__TASK DESCRIPTION__.
Go through the material and write it all out exactly, minus the pictures.

-- start of DATA SEGMENT --

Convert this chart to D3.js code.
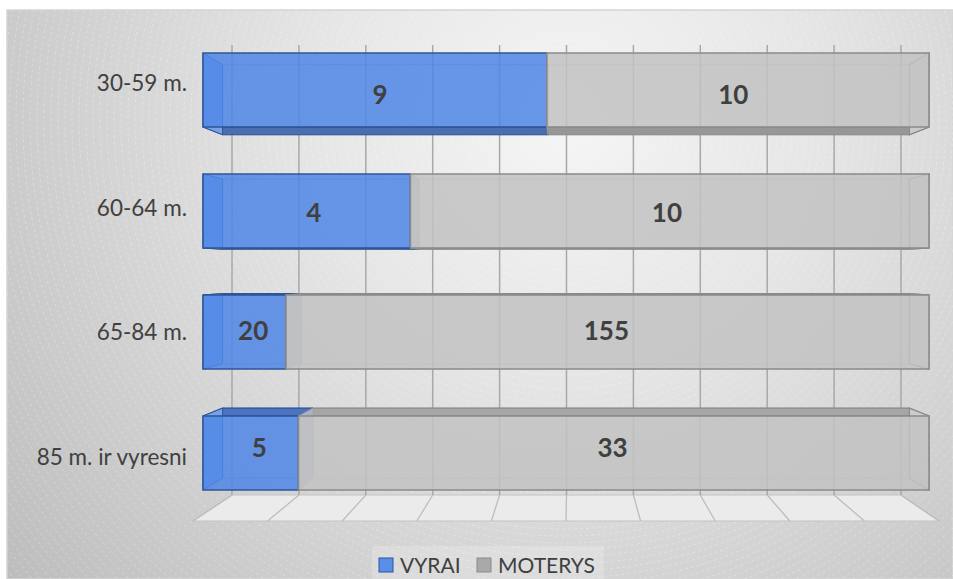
<!DOCTYPE html>
<html>
<head>
<meta charset="utf-8">
<style>
  body { margin: 0; background: #fff; }
  svg { display: block; font-family: Lato, "Open Sans", sans-serif; }
</style>
</head>
<body>
<svg id="chart" width="953" height="579"></svg>
<script src="https://cdn.jsdelivr.net/npm/d3@7"></script>
<script>
// data
var categories = ["30-59 m.", "60-64 m.", "65-84 m.", "85 m. ir vyresni"];
var vyrai = [9, 4, 20, 5];
var moterys = [10, 10, 155, 33];
var seriesNames = ["VYRAI", "MOTERYS"];

var svg = d3.select('#chart');
var defs = svg.append('defs');

// background
var grad = defs.append('radialGradient').attr('id', 'bg')
    .attr('gradientUnits', 'userSpaceOnUse')
    .attr('cx', 565).attr('cy', 120).attr('r', 720);
grad.append('stop').attr('offset', 0).attr('stop-color', '#f5f5f5');
grad.append('stop').attr('offset', 0.35).attr('stop-color', '#e6e6e6');
grad.append('stop').attr('offset', 1).attr('stop-color', '#bdbdbd');

defs.append('clipPath').attr('id', 'bgClip')
    .append('rect').attr('x', 7).attr('y', 10).attr('width', 946).attr('height', 569);

svg.append('rect').attr('x', 7).attr('y', 10).attr('width', 946).attr('height', 569)
    .attr('fill', 'url(#bg)').attr('stroke', '#d4d4d4').attr('stroke-width', 1.5);

svg.append('g').attr('clip-path', 'url(#bgClip)').selectAll('circle')
    .data(d3.range(10, 900, 7)).enter().append('circle')
    .attr('cx', 565).attr('cy', 120).attr('r', function (d) { return d; })
    .attr('fill', 'none').attr('stroke', '#fff').attr('stroke-opacity', 0.35)
    .attr('stroke-width', 0.8).attr('stroke-dasharray', '3,3');

// scales
var xBack = d3.scaleLinear().domain([0, 1]).range([232, 901]);
var xFloor = d3.scaleLinear().domain([0, 1]).range([193, 939]);
var x = d3.scaleLinear().domain([0, 1]).range([203, 929]);
var y = d3.scaleBand().domain(categories).range([29.5, 513.5])
    .paddingInner(0.388).paddingOuter(0.194);
var yLabel = d3.scalePoint().domain(categories).range([20.75, 518.75]).padding(0.5);

var wallTop = 45, wallBottom = 495, floorFront = 521;
var vp = [566, 270], k = 0.946;
var proj = function (p) { return [vp[0] + (p[0] - vp[0]) * k, vp[1] + (p[1] - vp[1]) * k]; };

// back wall grid + floor
var ticks = xBack.ticks(10);
svg.append('path')
    .attr('d', d3.line()([[xBack(0), wallBottom], [xBack(1), wallBottom], [xFloor(1), floorFront], [xFloor(0), floorFront]]) + 'Z')
    .attr('fill', '#ebebeb').attr('stroke', '#c4c4c4').attr('stroke-width', 1.2);
svg.append('g').selectAll('line').data(ticks).enter().append('line')
    .attr('x1', function (d) { return xBack(d); }).attr('x2', function (d) { return xFloor(d); })
    .attr('y1', wallBottom).attr('y2', floorFront)
    .attr('stroke', '#bdbdbd').attr('stroke-width', 1.3);
svg.append('g').selectAll('line').data(ticks).enter().append('line')
    .attr('x1', function (d) { return xBack(d); }).attr('x2', function (d) { return xBack(d); })
    .attr('y1', wallTop).attr('y2', wallBottom)
    .attr('stroke', '#a8a8a8').attr('stroke-width', 1.5);

// stacked (100%) data
var rows = categories.map(function (c, i) { return { cat: c, VYRAI: vyrai[i], MOTERYS: moterys[i] }; });
var stacked = d3.stack().keys(seriesNames).offset(d3.stackOffsetExpand)(rows);

var styles = {
    VYRAI: { front: '#4f86e6', stroke: '#2f5597', top: '#4a73c0', bottom: '#4a6fb0', side: '#7ea6ee', end: '#aab3c6' },
    MOTERYS: { front: '#c2c2c2', stroke: '#8a8a8a', top: '#a6a6a6', bottom: '#979797', side: '#d2d2d2', end: '#d2d2d2' }
};

var poly = function (pts) { return d3.line()(pts) + 'Z'; };
var bars = svg.append('g');

categories.forEach(function (cat, i) {
    var y0 = y(cat), y1 = y0 + y.bandwidth();
    var g = bars.append('g');
    stacked.forEach(function (s, si) {
        var st = styles[s.key];
        var x0 = x(s[i][0]), x1 = x(s[i][1]);
        var f = [[x0, y0], [x1, y0], [x1, y1], [x0, y1]];
        var b = f.map(proj);
        // back outline seen through the faces
        g.append('path').attr('d', poly(b)).attr('fill', 'none')
            .attr('stroke', st.stroke).attr('stroke-opacity', 0.35).attr('stroke-width', 1);
        if (b[0][1] < y0) {
            g.append('path').attr('d', poly([f[0], f[1], b[1], b[0]]))
                .attr('fill', st.top).attr('stroke', st.stroke).attr('stroke-width', 1.2);
        }
        if (b[3][1] > y1) {
            g.append('path').attr('d', poly([f[3], f[2], b[2], b[3]]))
                .attr('fill', st.bottom).attr('stroke', st.stroke).attr('stroke-width', 1.2);
        }
        if (b[0][0] > x0) {
            g.append('path').attr('d', poly([f[0], b[0], b[3], f[3]]))
                .attr('fill', si === 0 ? st.side : styles.VYRAI.end)
                .attr('fill-opacity', 0.9)
                .attr('stroke', st.stroke).attr('stroke-opacity', si === 0 ? 1 : 0.3).attr('stroke-width', 1);
        }
        if (b[1][0] < x1) {
            g.append('path').attr('d', poly([f[1], b[1], b[2], f[2]]))
                .attr('fill', st.end).attr('fill-opacity', 0.85)
                .attr('stroke', st.stroke).attr('stroke-width', 1.2);
        }
        g.append('path').attr('d', poly(f))
            .attr('fill', st.front).attr('fill-opacity', 0.85)
            .attr('stroke', st.stroke).attr('stroke-width', 1.5);
        var fc = [(x0 + x1) / 2, (y0 + y1) / 2], bc = proj(fc);
        g.append('text')
            .attr('x', (fc[0] + bc[0]) / 2).attr('y', (fc[1] + bc[1]) / 2)
            .attr('dy', '0.36em').attr('text-anchor', 'middle')
            .attr('font-size', 26).attr('font-weight', 700).attr('fill', '#404040')
            .text(s[i].data[s.key]);
    });
});

// category labels
svg.append('g').selectAll('text').data(categories).enter().append('text')
    .attr('x', 187).attr('y', function (d) { return yLabel(d); })
    .attr('dy', '0.37em').attr('text-anchor', 'end')
    .attr('font-size', 22.5).attr('fill', '#404040')
    .text(function (d) { return d; });

// legend
var legend = svg.append('g');
legend.append('rect').attr('x', 372).attr('y', 546).attr('width', 232).attr('height', 40)
    .attr('fill', '#fff').attr('fill-opacity', 0.2);
var legendX = [379, 477];
seriesNames.forEach(function (name, i) {
    legend.append('rect').attr('x', legendX[i]).attr('y', 558).attr('width', 14).attr('height', 14)
        .attr('fill', i === 0 ? '#5b8ee8' : '#a9a9a9')
        .attr('stroke', i === 0 ? '#2f5597' : '#8a8a8a').attr('stroke-width', 1);
    legend.append('text').attr('x', legendX[i] + 21).attr('y', 573)
        .attr('font-size', 21).attr('fill', '#404040').text(name);
});
</script>
</body>
</html>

-- end of DATA SEGMENT --

__SOLUTION__.
Convert this chart to D3.js code.
<!DOCTYPE html>
<html>
<head>
<meta charset="utf-8">
<style>
  body { margin: 0; background: #fff; }
  svg { display: block; font-family: Lato, "Open Sans", sans-serif; }
</style>
</head>
<body>
<svg id="chart" width="953" height="579"></svg>
<script src="https://cdn.jsdelivr.net/npm/d3@7"></script>
<script>
// data
var categories = ["30-59 m.", "60-64 m.", "65-84 m.", "85 m. ir vyresni"];
var vyrai = [9, 4, 20, 5];
var moterys = [10, 10, 155, 33];
var seriesNames = ["VYRAI", "MOTERYS"];

var svg = d3.select('#chart');
var defs = svg.append('defs');

// background
var grad = defs.append('radialGradient').attr('id', 'bg')
    .attr('gradientUnits', 'userSpaceOnUse')
    .attr('cx', 565).attr('cy', 120).attr('r', 720);
grad.append('stop').attr('offset', 0).attr('stop-color', '#f5f5f5');
grad.append('stop').attr('offset', 0.35).attr('stop-color', '#e6e6e6');
grad.append('stop').attr('offset', 1).attr('stop-color', '#bdbdbd');

defs.append('clipPath').attr('id', 'bgClip')
    .append('rect').attr('x', 7).attr('y', 10).attr('width', 946).attr('height', 569);

svg.append('rect').attr('x', 7).attr('y', 10).attr('width', 946).attr('height', 569)
    .attr('fill', 'url(#bg)').attr('stroke', '#d4d4d4').attr('stroke-width', 1.5);

svg.append('g').attr('clip-path', 'url(#bgClip)').selectAll('circle')
    .data(d3.range(10, 900, 7)).enter().append('circle')
    .attr('cx', 565).attr('cy', 120).attr('r', function (d) { return d; })
    .attr('fill', 'none').attr('stroke', '#fff').attr('stroke-opacity', 0.35)
    .attr('stroke-width', 0.8).attr('stroke-dasharray', '3,3');

// scales
var xBack = d3.scaleLinear().domain([0, 1]).range([232, 901]);
var xFloor = d3.scaleLinear().domain([0, 1]).range([193, 939]);
var x = d3.scaleLinear().domain([0, 1]).range([203, 929]);
var y = d3.scaleBand().domain(categories).range([29.5, 513.5])
    .paddingInner(0.388).paddingOuter(0.194);
var yLabel = d3.scalePoint().domain(categories).range([20.75, 518.75]).padding(0.5);

var wallTop = 45, wallBottom = 495, floorFront = 521;
var vp = [566, 270], k = 0.946;
var proj = function (p) { return [vp[0] + (p[0] - vp[0]) * k, vp[1] + (p[1] - vp[1]) * k]; };

// back wall grid + floor
var ticks = xBack.ticks(10);
svg.append('path')
    .attr('d', d3.line()([[xBack(0), wallBottom], [xBack(1), wallBottom], [xFloor(1), floorFront], [xFloor(0), floorFront]]) + 'Z')
    .attr('fill', '#ebebeb').attr('stroke', '#c4c4c4').attr('stroke-width', 1.2);
svg.append('g').selectAll('line').data(ticks).enter().append('line')
    .attr('x1', function (d) { return xBack(d); }).attr('x2', function (d) { return xFloor(d); })
    .attr('y1', wallBottom).attr('y2', floorFront)
    .attr('stroke', '#bdbdbd').attr('stroke-width', 1.3);
svg.append('g').selectAll('line').data(ticks).enter().append('line')
    .attr('x1', function (d) { return xBack(d); }).attr('x2', function (d) { return xBack(d); })
    .attr('y1', wallTop).attr('y2', wallBottom)
    .attr('stroke', '#a8a8a8').attr('stroke-width', 1.5);

// stacked (100%) data
var rows = categories.map(function (c, i) { return { cat: c, VYRAI: vyrai[i], MOTERYS: moterys[i] }; });
var stacked = d3.stack().keys(seriesNames).offset(d3.stackOffsetExpand)(rows);

var styles = {
    VYRAI: { front: '#4f86e6', stroke: '#2f5597', top: '#4a73c0', bottom: '#4a6fb0', side: '#7ea6ee', end: '#aab3c6' },
    MOTERYS: { front: '#c2c2c2', stroke: '#8a8a8a', top: '#a6a6a6', bottom: '#979797', side: '#d2d2d2', end: '#d2d2d2' }
};

var poly = function (pts) { return d3.line()(pts) + 'Z'; };
var bars = svg.append('g');

categories.forEach(function (cat, i) {
    var y0 = y(cat), y1 = y0 + y.bandwidth();
    var g = bars.append('g');
    stacked.forEach(function (s, si) {
        var st = styles[s.key];
        var x0 = x(s[i][0]), x1 = x(s[i][1]);
        var f = [[x0, y0], [x1, y0], [x1, y1], [x0, y1]];
        var b = f.map(proj);
        // back outline seen through the faces
        g.append('path').attr('d', poly(b)).attr('fill', 'none')
            .attr('stroke', st.stroke).attr('stroke-opacity', 0.35).attr('stroke-width', 1);
        if (b[0][1] < y0) {
            g.append('path').attr('d', poly([f[0], f[1], b[1], b[0]]))
                .attr('fill', st.top).attr('stroke', st.stroke).attr('stroke-width', 1.2);
        }
        if (b[3][1] > y1) {
            g.append('path').attr('d', poly([f[3], f[2], b[2], b[3]]))
                .attr('fill', st.bottom).attr('stroke', st.stroke).attr('stroke-width', 1.2);
        }
        if (b[0][0] > x0) {
            g.append('path').attr('d', poly([f[0], b[0], b[3], f[3]]))
                .attr('fill', si === 0 ? st.side : styles.VYRAI.end)
                .attr('fill-opacity', 0.9)
                .attr('stroke', st.stroke).attr('stroke-opacity', si === 0 ? 1 : 0.3).attr('stroke-width', 1);
        }
        if (b[1][0] < x1) {
            g.append('path').attr('d', poly([f[1], b[1], b[2], f[2]]))
                .attr('fill', st.end).attr('fill-opacity', 0.85)
                .attr('stroke', st.stroke).attr('stroke-width', 1.2);
        }
        g.append('path').attr('d', poly(f))
            .attr('fill', st.front).attr('fill-opacity', 0.85)
            .attr('stroke', st.stroke).attr('stroke-width', 1.5);
        var fc = [(x0 + x1) / 2, (y0 + y1) / 2], bc = proj(fc);
        g.append('text')
            .attr('x', (fc[0] + bc[0]) / 2).attr('y', (fc[1] + bc[1]) / 2)
            .attr('dy', '0.36em').attr('text-anchor', 'middle')
            .attr('font-size', 26).attr('font-weight', 700).attr('fill', '#404040')
            .text(s[i].data[s.key]);
    });
});

// category labels
svg.append('g').selectAll('text').data(categories).enter().append('text')
    .attr('x', 187).attr('y', function (d) { return yLabel(d); })
    .attr('dy', '0.37em').attr('text-anchor', 'end')
    .attr('font-size', 22.5).attr('fill', '#404040')
    .text(function (d) { return d; });

// legend
var legend = svg.append('g');
legend.append('rect').attr('x', 372).attr('y', 546).attr('width', 232).attr('height', 40)
    .attr('fill', '#fff').attr('fill-opacity', 0.2);
var legendX = [379, 477];
seriesNames.forEach(function (name, i) {
    legend.append('rect').attr('x', legendX[i]).attr('y', 558).attr('width', 14).attr('height', 14)
        .attr('fill', i === 0 ? '#5b8ee8' : '#a9a9a9')
        .attr('stroke', i === 0 ? '#2f5597' : '#8a8a8a').attr('stroke-width', 1);
    legend.append('text').attr('x', legendX[i] + 21).attr('y', 573)
        .attr('font-size', 21).attr('fill', '#404040').text(name);
});
</script>
</body>
</html>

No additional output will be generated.